STAND TALL: But one more thing is important. The dignity of our lives and our relationships as gay people is not dependent on heterosexual approval or tolerance. Our dignity exists regardless of their fear. We have something invaluable in this struggle: the knowledge that we are in the right, that our loves are as deep and as powerful and as God-given as their loves, that our relationships truly are bonds of faith and hope that are worthy, in God’s eyes and our own, of equal respect. Being gay is a blessing. The minute we let their fear and ignorance enter into our own souls, we lose. We have gained too much and come through too much to let ourselves be defined by others. We must turn hurt back into pride. Cheap, easy victories based on untruth and fear and cynicism are pyrrhic ones. In time, they will fall. So hold your heads up high. Do not give in to despair. Do not let the Republican party rob you of your hopes. This is America. Equality will win in the end.

IT’S OVER

President Bush is narrowly re-elected. It was a wild day with the biggest black eyes for exit pollsters. I wanted Kerry to win. I believed he’d be more able to unite the country at home, more fiscally conservative, more socially inclusive, and better able to rally the world in a more focused war on terror. I still do. But a slim majority of Americans disagreed. And I’m a big believer in the deep wisdom of the American people. They voted in huge numbers, and they made a judgment. Not a huge and decisive victory by any means. But at least a victory that is unlikely to be challenged. The president and his aides deserve congratulations. And so, I think, does Senator Kerry, whose campaign exceeded the low expectations of many of us.

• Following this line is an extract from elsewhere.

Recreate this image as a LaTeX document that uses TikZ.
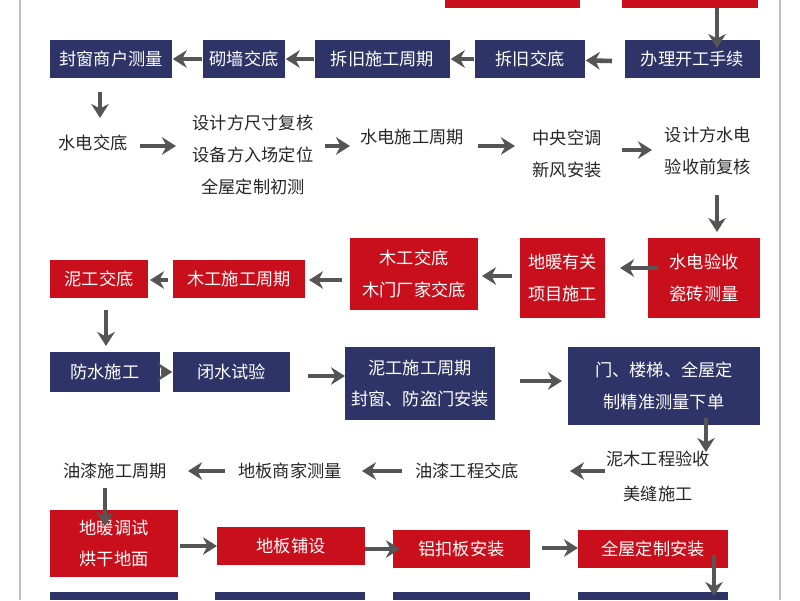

FOR NOW: But the most fundamental fact of this campaign – and one of the reasons it has been so bitter – is that we are at war. Our opponents at home are not our enemies. The real enemy is the Jihadist terror network that, even now, is murdering innocents and coalition soldiers in Iraq. Our job now – all of us – is to support this president in that war, to back those troops, and to pray for victory. We saw yesterday, in the cold-blooded murder of a Dutch film-maker for his open criticism of Islamist misogyny, that the enemy is still at large; and aiming directly at our freedoms and security. In Fallujah, our troops are poised for a vital battle against terrorists and theocrats intent on derailing a free future for Iraq. Democracy is on the line there and throughout the world. I’ve been more than a little frustrated by the president’s handling of this war in the past year; but we have to draw a line under that now. The past is the past. And George W. Bush is our president. He deserves a fresh start, a chance to prove himself again, and the constructive criticism of those of us who decided to back his opponent. He needs our prayers and our support for the enormous tasks still ahead of him. He has mine. Unequivocally.